In the fall of my senior year in high school I suffered a deep psychic and emotional wound. For most people, I doubt that what I experienced that October would have had the same effect, but for me – a 17 year old with zero life tools – this one traumatic event started me on a twenty-year road of almost complete emotional and spiritual destruction. And even though I was eventually able to choose the path of health and to recover myself though years of hard, inner work, fifty years later the effects of that one event continue to haunt me and to cast a pall over my life.
My school, a girls’ school, held an annual May Day celebration. The entire student body participated. One senior girl would be elected as May Queen and one senior girl would be elected as Maid of Honor. As a seventh grader I set my sights on being selected as the Maid of Honor my senior year and spent the next five years being a model student. And I mean a truly model student. I even planned the timing of my senior chapel talk to precede the student body vote so that my name and face would be familiar to the younger students.
That October several of us were nominated for both positions by the senior class. Then the student body voted. There ended up being a run-off between me and a classmate for the Maid of Honor position. I remember sitting in French class the morning the votes were calculated and hearing screams of congratulations erupt from the adjacent classroom. I remember my French teacher catching my eye with sympathy at the sound, because she and I knew what the screams meant. I remember sitting in the foyer next to the gymnasium using a pay phone to call my mother. I cried and cried making that call. I may actually have had to leave school for the rest of the day. I just don’t remember. I was completely and totally devastated.
Why was that one, seemingly trivial event so traumatic for me? I believe there were many reasons, all of which coalesced into the perfect storm. The conditions for this perfect storm had been building for many years, but unaware of the dangers, I had forged blithely ahead without a life vest. When the storm hit, it took me under.
No one had told me that no matter how hard one works to achieve a certain goal or result, sometimes it just doesn’t happen. It’s no one’s particular fault. It just happens for reasons beyond one’s control. No one had taught me how to handle that kind of disappointment. I, however, had been indoctrinated with very different messages - that money was the most important goal, that money bought influence, that money and status were what counted the most. So, when I lost that election to a girl whose family was socially prominent and wealthy, I took to heart the lessons I had been spoon fed by my parents.
That year I became seriously depressed. I was one of the photography editors on the annual staff. I did nothing. I was in a select literary club. I never attended a meeting. I withdrew from all but one or two friends, and even with them I began to build an outer shell. I went through the motions and plastered a smile on my face. Near the end of that school year the assistant principal lectured me, telling me “We are so disappointed in you”.
I went to college that next fall and continued to struggle. I dropped out my second semester with a serious health issue that took months to diagnose. Although I ultimately returned to college, graduated and then completed law school, all of my life decisions were weighed against my new goal of attaining status and wealth by any means possible. The decisions I made in the first ten years after that October day my senior year in high school resulted in terrible and painful consequences that took another ten years of experiencing before I hit a spiritual and emotional bottom.

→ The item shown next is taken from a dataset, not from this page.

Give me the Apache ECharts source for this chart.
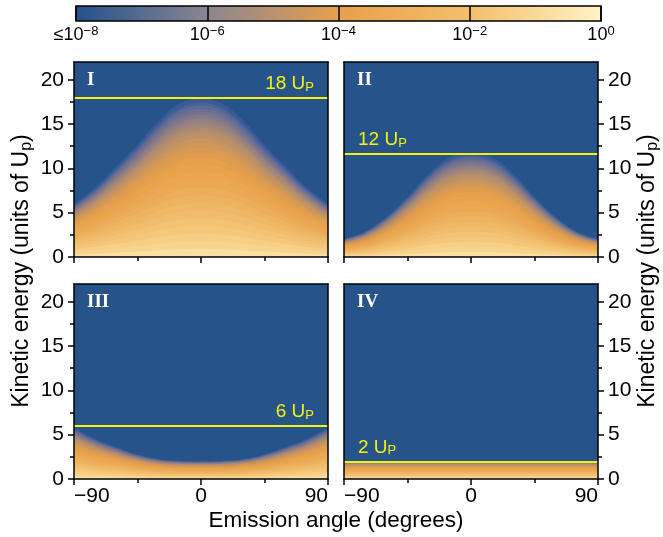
<!DOCTYPE html>
<html>
<head>
<meta charset="utf-8">
<script src="https://cdn.jsdelivr.net/npm/echarts@6/dist/echarts.min.js"></script>
<style>
html, body { margin: 0; padding: 0; background: #fff; }
#chart { width: 663px; height: 537px; }
</style>
</head>
<body>
<div id="chart"></div>
<script>
// emission angle samples (degrees) and the energy cutoff (units of Up)
const angles = [-90, -75, -60, -45, -30, -15, 0, 15, 30, 45, 60, 75, 90]
const cutoffI = [5.8, 7.6, 9.9, 12.3, 14.9, 16.8, 17.4, 16.8, 14.9, 12.3, 9.9, 7.6, 5.8]
const cutoffII = [2.0, 2.8, 4.4, 6.6, 9.1, 10.9, 11.4, 10.9, 9.1, 6.6, 4.4, 2.8, 2.0]
const cutoffIII = [5.6, 4.4, 3.5, 2.7, 2.2, 2.0, 1.95, 2.0, 2.2, 2.7, 3.5, 4.4, 5.6]
const cutoffIV = [2.0, 2.0, 2.0, 2.0, 2.0, 2.0, 2.0, 2.0, 2.0, 2.0, 2.0, 2.0, 2.0]
const cutoffs = [cutoffI, cutoffII, cutoffIII, cutoffIV]

const panelNames = ['I', 'II', 'III', 'IV']
const lineEnergies = [18, 11.6, 6, 2]
const lineLabels = ['18 U', '12 U', '6 U', '2 U']

const angleTicks = [-90, 0, 90]
const energyTicks = [0, 5, 10, 15, 20]
const energyMinorTicks = [2.5, 7.5, 12.5, 17.5]
const colorbarTicks = [-8, -6, -4, -2, 0]

// fraction of the cutoff where each colour band ends
const bandLevels = [1.03, 1.0, 0.98, 0.96, 0.94, 0.92, 0.9, 0.88, 0.86, 0.84, 0.82, 0.8, 0.77, 0.74, 0.71,
  0.68, 0.64, 0.6, 0.55, 0.5, 0.45, 0.4, 0.35, 0.3, 0.25, 0.2, 0.15, 0.1, 0.05]

const FONT = '"Liberation Sans", Arial, sans-serif'
const SERIF = '"Liberation Serif", "Times New Roman", serif'
const BG_BLUE = '#25538a'
const YELLOW = '#f2f20e'

const shadeStops = [
  [1.04, '#2a5592'], [1.0, '#42609c'], [0.97, '#5e6a96'], [0.93, '#78748e'], [0.88, '#958080'],
  [0.82, '#b18d6f'], [0.75, '#ca955e'], [0.68, '#dd9b50'], [0.6, '#e8a14a'], [0.47, '#eba955'],
  [0.34, '#efb664'], [0.21, '#f3c375'], [0.08, '#f8d48c'], [0.0, '#fde6ae'],
]

function hexToRgb(h) {
  const n = parseInt(h.slice(1), 16)
  return [(n >> 16) & 255, (n >> 8) & 255, n & 255]
}

function shadeAt(f) {
  for (let i = 0; i < shadeStops.length - 1; i++) {
    const [f0, c0] = shadeStops[i]
    const [f1, c1] = shadeStops[i + 1]
    if (f <= f0 && f >= f1) {
      const t = (f0 - f) / (f0 - f1)
      const a = hexToRgb(c0), b = hexToRgb(c1)
      const c = a.map((v, k) => Math.round(v + (b[k] - v) * t))
      return 'rgb(' + c.join(',') + ')'
    }
  }
  return f > 1 ? shadeStops[0][1] : shadeStops[shadeStops.length - 1][1]
}

const panelBoxes = [
  { left: 74, top: 62 },
  { left: 344, top: 62 },
  { left: 74, top: 284 },
  { left: 344, top: 284 },
]
const PANEL_W = 254
const PANEL_H = 195

const myChart = echarts.init(document.getElementById('chart'))

const axisLineStyle = { color: '#000', width: 1.5 }
const labelText = { color: '#000', fontSize: 21, fontFamily: FONT }

const grids = []
const xAxes = []
const yAxes = []
const series = []
const graphics = []

panelBoxes.forEach((box, p) => {
  grids.push({ left: box.left, top: box.top, width: PANEL_W, height: PANEL_H, show: true, backgroundColor: BG_BLUE, borderWidth: 0 })
  const labelsOnLeft = p % 2 === 0
  const side = labelsOnLeft ? 'left' : 'right'
  const other = labelsOnLeft ? 'right' : 'left'

  xAxes.push({
    gridIndex: p, type: 'value', min: -90, max: 90, interval: 90, position: 'bottom', z: 6,
    axisLine: { show: true, onZero: false, lineStyle: axisLineStyle },
    axisTick: { show: true, length: 6, lineStyle: axisLineStyle },
    minorTick: { show: true, splitNumber: 2, length: 4, lineStyle: axisLineStyle },
    splitLine: { show: false },
    axisLabel: {
      show: p >= 2, margin: 7, ...labelText, alignMinLabel: 'left', alignMaxLabel: 'right',
      formatter: v => angleTicks.includes(v) ? (v < 0 ? '\u2212' + (-v) : String(v)) : '',
    },
  })
  xAxes.push({
    gridIndex: p, type: 'value', min: -90, max: 90, position: 'top', z: 6,
    axisLine: { show: true, onZero: false, lineStyle: axisLineStyle },
    axisTick: { show: false }, axisLabel: { show: false }, splitLine: { show: false },
  })

  yAxes.push({
    gridIndex: p, type: 'value', min: 0, max: 22, position: side, z: 6,
    axisLine: { show: true, onZero: false, lineStyle: axisLineStyle },
    axisTick: { show: true, length: 6, lineStyle: axisLineStyle, customValues: energyTicks },
    axisLabel: { show: true, margin: 10, ...labelText, customValues: energyTicks },
    splitLine: { show: false },
  })
  yAxes.push({
    gridIndex: p, type: 'value', min: 0, max: 22, position: side, z: 6,
    axisLine: { show: false, onZero: false },
    axisTick: { show: true, length: 4, lineStyle: axisLineStyle, customValues: energyMinorTicks },
    axisLabel: { show: false }, splitLine: { show: false },
  })
  yAxes.push({
    gridIndex: p, type: 'value', min: 0, max: 22, position: other, z: 6,
    axisLine: { show: true, onZero: false, lineStyle: axisLineStyle },
    axisTick: { show: false }, axisLabel: { show: false }, splitLine: { show: false },
  })

  const cut = cutoffs[p]
  bandLevels.forEach((f, k) => {
    const next = k < bandLevels.length - 1 ? bandLevels[k + 1] : 0
    series.push({
      type: 'line', xAxisIndex: p * 2, yAxisIndex: p * 3,
      data: angles.map((a, i) => [a, cut[i] * f]),
      smooth: 0.4, symbol: 'none', silent: true, z: 2,
      lineStyle: { width: 0 },
      areaStyle: { color: shadeAt((f + next) / 2), opacity: 1 },
    })
  })

  const atEnd = p === 0 || p === 2
  series.push({
    type: 'line', xAxisIndex: p * 2, yAxisIndex: p * 3, data: [], silent: true,
    markLine: {
      silent: true, symbol: 'none', animation: false,
      lineStyle: { color: YELLOW, width: 1.8, type: 'solid' },
      label: {
        show: true, position: atEnd ? 'insideEndTop' : 'insideStartTop', distance: [14, 4],
        formatter: '{a|' + lineLabels[p] + '}{s|P}',
        rich: {
          a: { color: YELLOW, fontSize: 19, fontFamily: FONT, lineHeight: 20 },
          s: { color: YELLOW, fontSize: 13, fontFamily: FONT, lineHeight: 13, verticalAlign: 'bottom' },
        },
      },
      data: [{ yAxis: lineEnergies[p] }],
    },
  })

  graphics.push({
    type: 'text', left: box.left + 13, top: box.top + 9, z: 20,
    style: { text: panelNames[p], fill: '#fff', font: 'bold 19px ' + SERIF },
  })
})

// colour bar
grids.push({
  left: 76, top: 6, width: 525, height: 15, show: true, borderColor: '#000', borderWidth: 1.5,
  backgroundColor: new echarts.graphic.LinearGradient(0, 0, 1, 0, [
    { offset: 0, color: '#24518d' },
    { offset: 0.25, color: '#8a8592' },
    { offset: 0.5, color: '#e8a04a' },
    { offset: 0.75, color: '#f3bf6c' },
    { offset: 1, color: '#fff3c6' },
  ]),
})
xAxes.push({
  gridIndex: 4, type: 'value', min: -8, max: 0, interval: 2, position: 'bottom',
  axisLine: { show: false }, axisTick: { show: false },
  splitLine: { show: true, lineStyle: axisLineStyle },
  axisLabel: {
    margin: 4,
    formatter: v => colorbarTicks.includes(v)
      ? (v === -8 ? '{b|\u226410}{s|\u22128}' : '{b|10}{s|' + (v < 0 ? '\u2212' + (-v) : v) + '}')
      : '',
    rich: {
      b: { color: '#000', fontSize: 18, fontFamily: FONT, lineHeight: 21 },
      s: { color: '#000', fontSize: 13, fontFamily: FONT, lineHeight: 13, verticalAlign: 'top' },
    },
  },
})
yAxes.push({ gridIndex: 4, type: 'value', show: false })

graphics.push({
  type: 'text', x: 336, y: 521, z: 20,
  style: { text: 'Emission angle (degrees)', font: '22.5px ' + FONT, fill: '#000', align: 'center', verticalAlign: 'middle' },
})
const yTitleStyle = {
  text: '{t|Kinetic energy (units of U}{u|p}{t|)}',
  align: 'center', verticalAlign: 'middle',
  rich: {
    t: { fontSize: 23, fontFamily: FONT, fill: '#000', lineHeight: 26 },
    u: { fontSize: 16, fontFamily: FONT, fill: '#000', lineHeight: 16, verticalAlign: 'bottom' },
  },
}
graphics.push({ type: 'text', x: 22, y: 271, rotation: Math.PI / 2, z: 20, style: yTitleStyle })
graphics.push({ type: 'text', x: 648, y: 271, rotation: Math.PI / 2, z: 20, style: { ...yTitleStyle } })

myChart.setOption({
  animation: false,
  backgroundColor: '#fff',
  grid: grids,
  xAxis: xAxes,
  yAxis: yAxes,
  series: series,
  graphic: graphics,
})
</script>
</body>
</html>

Next month I will celebrate thirty-five years of healing. The healing didn’t happen all at once. It took years of work, acceptance, understanding, onion peeling, sorrow, forgiveness and reflection. About 18 months ago I was shocked to experience two PTSD attacks associated with trauma that had happened to me as a result of some of my bad decision-making in the 1980’s. That occurrence reminded me that my healing continues, and that perhaps I will never be completely healed. But that is ok.
Why am I writing about this? The fact that my 50th high school reunion is this year has brought the precipitating event front and center for me, and I’ve been thinking a lot about that, about that young girl, about how badly she hurt, and how I am not that girl now and haven’t been for a very long time. But the first sentence of this essay came to me when I woke up around 2:00 this morning from a dream about the Coronavirus. The dream faded, but the sentence remained, letting me know I needed to write.
The picture which accompanies this essay is my senior yearbook picture. It was taken the summer before school started. That girl had so many hopes for the future. She had no idea how difficult the road she was getting ready to walk would be.